Elementos para a caracterização da crise capitalista

Pedro Carvalho

A incerteza parece ser a palavra que determina o nosso futuro colectivo, enquanto o sistema capitalista mundial mergulha numa crise sistémica profunda, para qual parece não encontrar saídas nem soluções, num contexto de declínio da hegemonia económica dos Estados Unidos. Da resposta keynesiana à ortodoxia (neo)liberal, que triunfou na reunião do G20 em Toronto (26 e 27 de Junho de 2010), ao impor um plano de austeridade mundial, a verdade é que o sistema não consegue retomar o processo de valorização do capital, não consegue restaurar as condições de rentabilidade - as taxas médias de lucro, de forma a encontrar oportunidades de investimento rentáveis que permitiam absorver a massa de mais-valias existente e pôr em marcha o «motor» da acumulação de capital.
E apesar da escolha tomada, as elites políticas do sistema hesitam no grau e ritmo da destruição de capital necessária para retomar o processo de valorização do capital. Hesitam entre uma destruição imediata do capital, utilizando os instrumentos de política orçamental e monetária, e uma destruição faseada, tendo por base uma reconversão industrial e energética, ou seja, uma modificação do actual paradigma produtivo. Mas independentemente das hesitações, a verdade é que a crise não é resolúvel no quadro do capitalismo, uma vez que a crise resulta das limitações e contradições do próprio sistema.
Por mais contra-tendências que vigorem num determinado período, a lei da queda tendencial da taxa de lucro acaba sempre por imperar, onde o próprio capital se torna o principal obstáculo à valorização do capital e à continuação da acumulação. O grau de socialização da produção actualmente existente está em clara contradição com a apropriação privada das condições de produção, ou seja, com a propriedade dos meios de produção, que é a pedra basilar do modo de produção capitalista.
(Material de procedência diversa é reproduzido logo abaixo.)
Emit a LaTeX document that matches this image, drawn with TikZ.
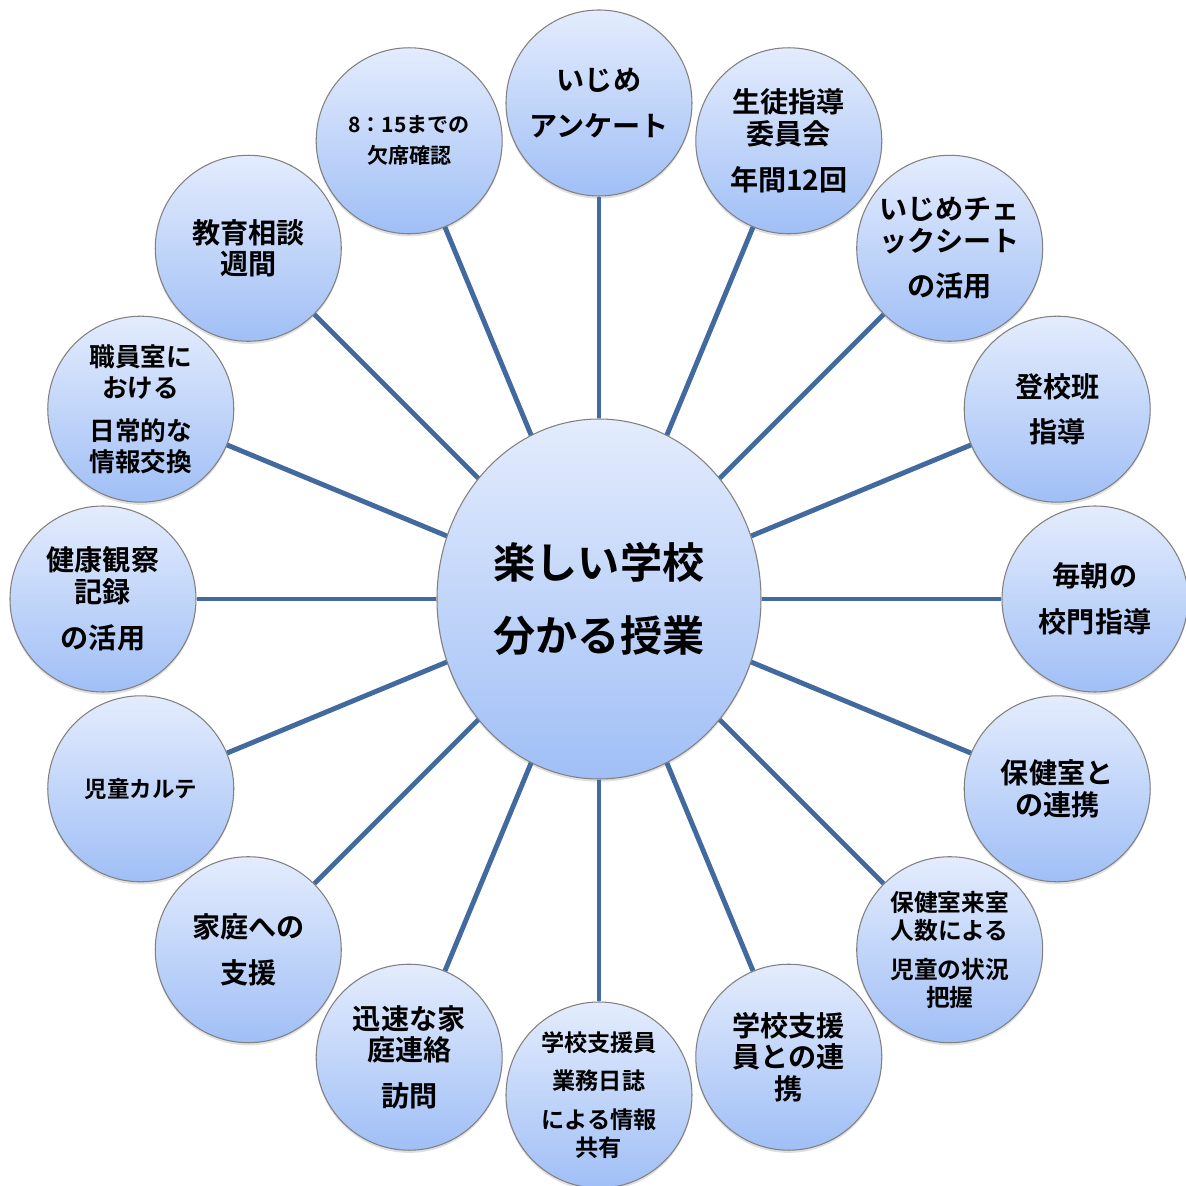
\documentclass[tikz,border=0pt]{standalone}
\usepackage{fontspec}
\usepackage{tikz}
\usetikzlibrary{shapes.geometric, shadows}
\newfontfamily\jp{Noto Sans CJK JP}[BoldFont=* Bold]
\definecolor{bubbletop}{RGB}{228,236,253}
\definecolor{bubblebot}{RGB}{160,191,246}
\definecolor{bubbleline}{RGB}{128,128,128}
\definecolor{spokeblue}{RGB}{66,106,158}
\tikzset{
  bubble/.style={circle, draw=bubbleline, line width=0.6pt,
    top color=bubbletop, bottom color=bubblebot,
    drop shadow={shadow xshift=0pt, shadow yshift=-1.5pt, opacity=0.25},
    minimum size=3.72cm, inner sep=0pt, align=center,
    font=\jp\bfseries\fontsize{16}{18}\selectfont},
  smalltext/.style={font=\jp\bfseries\fontsize{13.5}{16}\selectfont},
  hub/.style={bubble, ellipse, minimum width=6.48cm, minimum height=7.2cm,
    font=\jp\bfseries\fontsize{24}{42}\selectfont},
  spoke/.style={draw=spokeblue, line width=2.8pt},
}

\begin{document}
\begin{tikzpicture}
  \useasboundingbox (-11.98,-11.74) rectangle (11.74,11.98);

  % centre
  \node[hub] (hub) at (0,0) {楽しい学校\\分かる授業};

  % ring
  \node[bubble] (ijime) at (90:9.92) {いじめ\\[8pt]アンケート};
  \node[bubble] (iinkai) at (67.5:9.92) {生徒指導\\委員会\\[8pt]年間12回};
  \node[bubble] (check) at (45:9.92) {いじめチェ\\ックシート\\[8pt]の活用};
  \node[bubble] (touko) at (22.5:9.92) {登校班\\[8pt]指導};
  \node[bubble] (koumon) at (0:9.92) {毎朝の\\[8pt]校門指導};
  \node[bubble] (hoken) at (-22.5:9.92) {保健室と\\の連携};
  \node[bubble, smalltext] (raishitsu) at (-45:9.92) {保健室来室\\人数による\\[6pt]児童の状況\\把握};
  \node[bubble] (shienin) at (-67.5:9.92) {学校支援\\員との連\\携};
  \node[bubble, font=\jp\bfseries\fontsize{13.2}{16}\selectfont] (nisshi) at (-90:9.92) {学校支援員\\[6pt]業務日誌\\[6pt]による情報\\共有};
  \node[bubble] (katei) at (-112.5:9.92) {迅速な家\\庭連絡\\[8pt]訪問};
  \node[bubble] (shien) at (-135:9.92) {家庭への\\[8pt]支援};
  \node[bubble, font=\jp\bfseries\fontsize{12.8}{16}\selectfont] (karte) at (-157.5:9.92) {児童カルテ};
  \node[bubble] (kenkou) at (180:9.92) {健康観察\\記録\\[8pt]の活用};
  \node[bubble, font=\jp\bfseries\fontsize{14.6}{17.5}\selectfont] (shokuin) at (157.5:9.92) {職員室に\\おける\\[7pt]日常的な\\情報交換};
  \node[bubble] (soudan) at (135:9.92) {教育相談\\週間};
  \node[bubble, font=\jp\bfseries\fontsize{12}{17.6}\selectfont] (kesseki) at (112.5:9.92) {8：15までの\\欠席確認};

  % spokes
  \draw[spoke] (hub) edge (ijime) (hub) edge (iinkai)
    (hub) edge (check) (hub) edge (touko)
    (hub) edge (koumon) (hub) edge (hoken)
    (hub) edge (raishitsu) (hub) edge (shienin)
    (hub) edge (nisshi) (hub) edge (katei)
    (hub) edge (shien) (hub) edge (karte)
    (hub) edge (kenkou) (hub) edge (shokuin)
    (hub) edge (soudan) (hub) edge (kesseki);

\end{tikzpicture}
\end{document}
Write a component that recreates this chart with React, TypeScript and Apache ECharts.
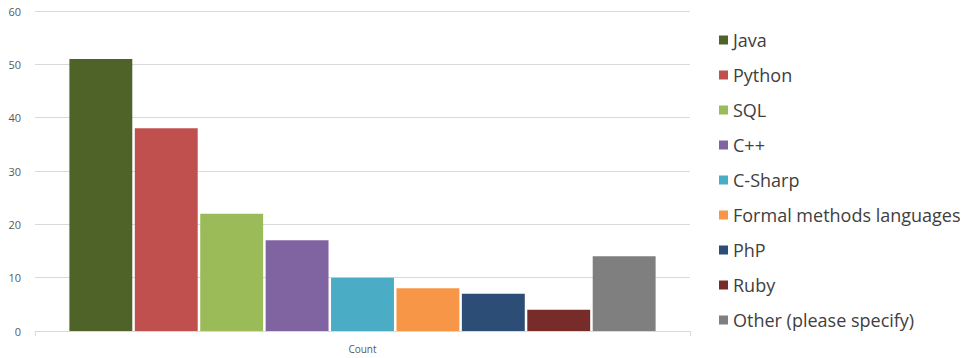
import React, { useEffect, useRef } from "react";
import * as echarts from "echarts";

const categories = ["Count"];
const seriesNames = [
  "Java",
  "Python",
  "SQL",
  "C++",
  "C-Sharp",
  "Formal methods languages",
  "PhP",
  "Ruby",
  "Other (please specify)",
];
const seriesValues = [51, 38, 22, 17, 10, 8, 7, 4, 14];
const seriesColors = [
  "#4f6228",
  "#c0504d",
  "#9bbb59",
  "#8064a2",
  "#4bacc6",
  "#f79646",
  "#2c4d75",
  "#772c2a",
  "#7f7f7f",
];
const yMin = 0;
const yMax = 60;
const yInterval = 10;

export default function App() {
  const ref = useRef<HTMLDivElement>(null);
  useEffect(() => {
    if (!ref.current) return;
    const chart = echarts.init(ref.current, undefined, { renderer: "svg" });
    const font = "Open Sans";
    chart.setOption({
      animation: false,
      backgroundColor: "#ffffff",
      grid: { left: 35, right: 278, top: 11, bottom: 27, containLabel: false },
      legend: {
        orient: "vertical",
        left: 714,
        top: 25,
        icon: "rect",
        itemWidth: 9,
        itemHeight: 9,
        itemGap: 15,
        textStyle: {
          fontFamily: font,
          fontSize: 18,
          color: "#404040",
          lineHeight: 20,
          padding: [0, 0, 0, 0],
        },
        data: seriesNames,
      },
      xAxis: {
        type: "category",
        data: categories,
        axisLine: { show: true, lineStyle: { color: "#d9d9d9", width: 1 } },
        axisTick: { show: true, length: 5, lineStyle: { color: "#d9d9d9" } },
        axisLabel: { fontFamily: font, fontSize: 10, color: "#595959", margin: 13 },
      },
      yAxis: {
        type: "value",
        min: yMin,
        max: yMax,
        interval: yInterval,
        axisLine: { show: false },
        axisTick: { show: false },
        splitLine: { lineStyle: { color: "#d9d9d9", width: 1 } },
        axisLabel: { fontFamily: font, fontSize: 11, color: "#595959", margin: 14 },
      },
      series: seriesNames.map((name, i) => ({
        name,
        type: "bar",
        data: [seriesValues[i]],
        barGap: "4%",
        barCategoryGap: "10.5%",
        itemStyle: { color: seriesColors[i] },
      })),
    });
    return () => chart.dispose();
  }, []);
  return <div ref={ref} style={{ width: 968, height: 358, marginLeft: -8, marginTop: -8 }} />;
}
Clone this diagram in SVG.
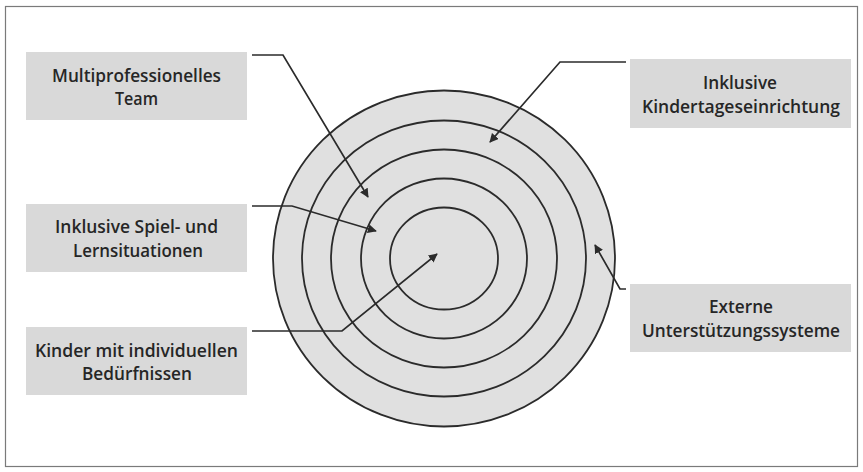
<svg xmlns="http://www.w3.org/2000/svg" width="863" height="472" viewBox="0 0 863 472">
<style>
.box{fill:#d9d9d9;}
.lbl{font-family:"Open Sans","Liberation Sans",sans-serif;font-weight:600;font-size:18px;fill:#262626;}
.ring{fill:none;stroke:#2b2b2b;stroke-width:1.8;}
.conn{fill:none;stroke:#2b2b2b;stroke-width:1.7;marker-end:url(#arr);}
</style>
<defs>
<marker id="arr" viewBox="0 0 10 10" refX="9" refY="5" markerWidth="9" markerHeight="9" markerUnits="userSpaceOnUse" orient="auto">
<path d="M0,0 L10,5 L0,10 z" fill="#2b2b2b"/>
</marker>
</defs>
<rect x="5.5" y="6.5" width="852" height="460" fill="#fff" stroke="#7a7a7a" stroke-width="1.2"/>
<g id="rings">
<ellipse cx="444" cy="258.5" rx="171" ry="168" fill="#e0e0e0" stroke="#2b2b2b" stroke-width="1.8"/>
<ellipse class="ring" cx="444" cy="258.5" rx="142" ry="138"/>
<ellipse class="ring" cx="444" cy="258.5" rx="113" ry="109"/>
<ellipse class="ring" cx="444" cy="258.5" rx="83" ry="80"/>
<ellipse class="ring" cx="444" cy="258.5" rx="54" ry="51"/>
</g>
<g id="connectors">
<path class="conn" d="M252,55 L283,55 L368,197"/>
<path class="conn" d="M252,206 L292,206 L376,231"/>
<path class="conn" d="M252,331 L342,331 L437,254"/>
<path class="conn" d="M626,62 L560,62 L490,142"/>
<path class="conn" d="M626,289 L620,289 L595,245"/>
</g>
<g id="team">
<rect class="box" x="26" y="52" width="221" height="68"/>
<text class="lbl" x="52" y="82" textLength="169" lengthAdjust="spacingAndGlyphs">Multiprofessionelles</text>
<text class="lbl" x="115" y="105" textLength="43" lengthAdjust="spacingAndGlyphs">Team</text>
</g>
<g id="kita">
<rect class="box" x="630" y="59" width="221" height="69"/>
<text class="lbl" x="703" y="89" textLength="74" lengthAdjust="spacingAndGlyphs">Inklusive</text>
<text class="lbl" x="642" y="113" textLength="198" lengthAdjust="spacingAndGlyphs">Kindertageseinrichtung</text>
</g>
<g id="spiel">
<rect class="box" x="26" y="204" width="221" height="68"/>
<text class="lbl" x="55" y="233" textLength="163" lengthAdjust="spacingAndGlyphs">Inklusive Spiel- und</text>
<text class="lbl" x="73" y="257" textLength="130" lengthAdjust="spacingAndGlyphs">Lernsituationen</text>
</g>
<g id="kinder">
<rect class="box" x="26" y="327" width="221" height="68"/>
<text class="lbl" x="35" y="357" textLength="203" lengthAdjust="spacingAndGlyphs">Kinder mit individuellen</text>
<text class="lbl" x="82" y="380" textLength="110" lengthAdjust="spacingAndGlyphs">Bedürfnissen</text>
</g>
<g id="extern">
<rect class="box" x="630" y="284" width="221" height="68"/>
<text class="lbl" x="709" y="313" textLength="64" lengthAdjust="spacingAndGlyphs">Externe</text>
<text class="lbl" x="642" y="337" textLength="198" lengthAdjust="spacingAndGlyphs">Unterstützungssysteme</text>
</g>
</svg>
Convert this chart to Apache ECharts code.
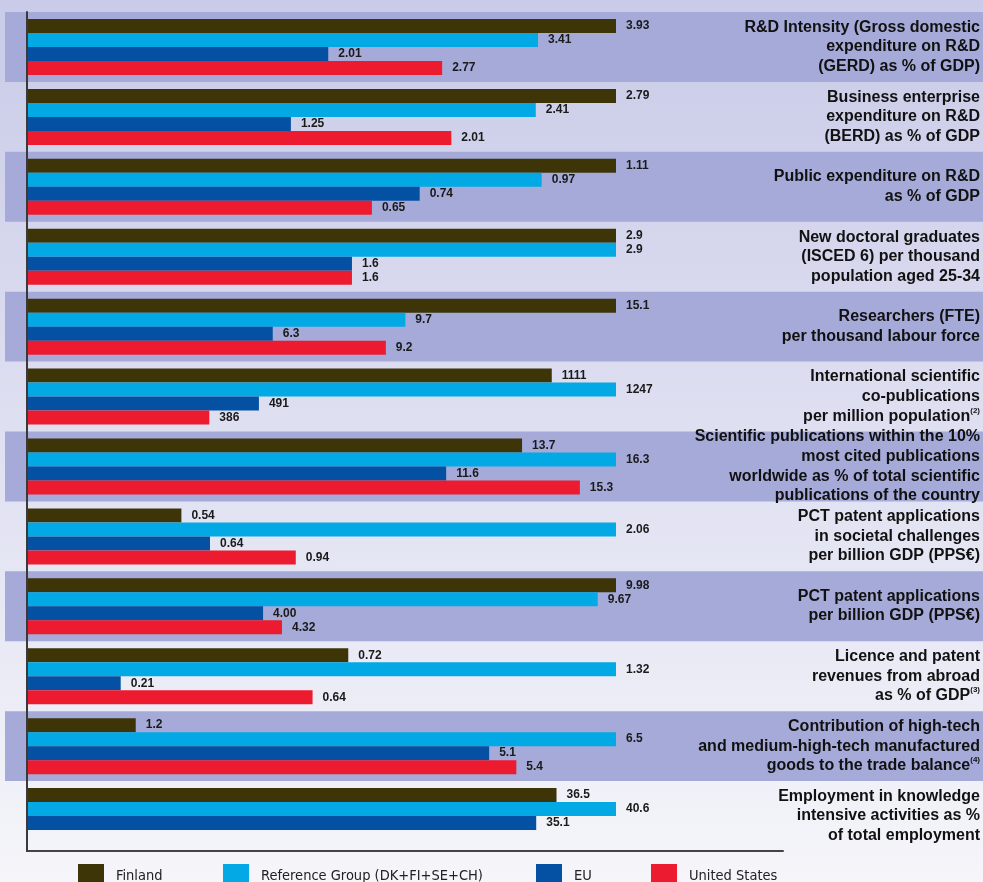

Esta contradição alia-se hoje a outra contradição latente e sistémica, entre a acumulação ilimitada de capital e a progressiva e irracional delapidação de recursos naturais, nomeadamente os que se relacionam com a energia (hidrocarbonetos e urânio) e com a alimentação (água, solos/agricultura).
O sistema enfrenta o esgotamento das suas respostas, pois em cada resposta a(s) crise(s) prepara-se o caminho para novos episódios de crise(s), com consequências mais gravosas. A questão do sistema hoje, na depressão que enfrenta face a outras do passado (a Grande Deflação de 1873-1896 e a Grande Depressão de 1929-1938), é de «grau». O grau de sobreprodução dos principais segmentos industriais do sistema capitalista mundial, nomeadamente o automóvel. O grau de sobre-acumulação de capital sobre todas as formas, começando desde logo pelo excesso de capacidade produtiva instalada. O grau de financeirização que o sistema atingiu, com a explosão dos meios monetários em circulação, do crédito e do capital fictício, sem «cobertura» ao nível da produção, o que limita a expansão do capital financeiro. O grau de concentração e centralização do capital atingido, com estabelecimento de mercados monopolistas ou oligopolistas nos principais sectores de actividade. O grau de sobre-extensão planetária do sistema e da mercantilização de todas as esferas da vida humana, que limitam a expansão dos mercados.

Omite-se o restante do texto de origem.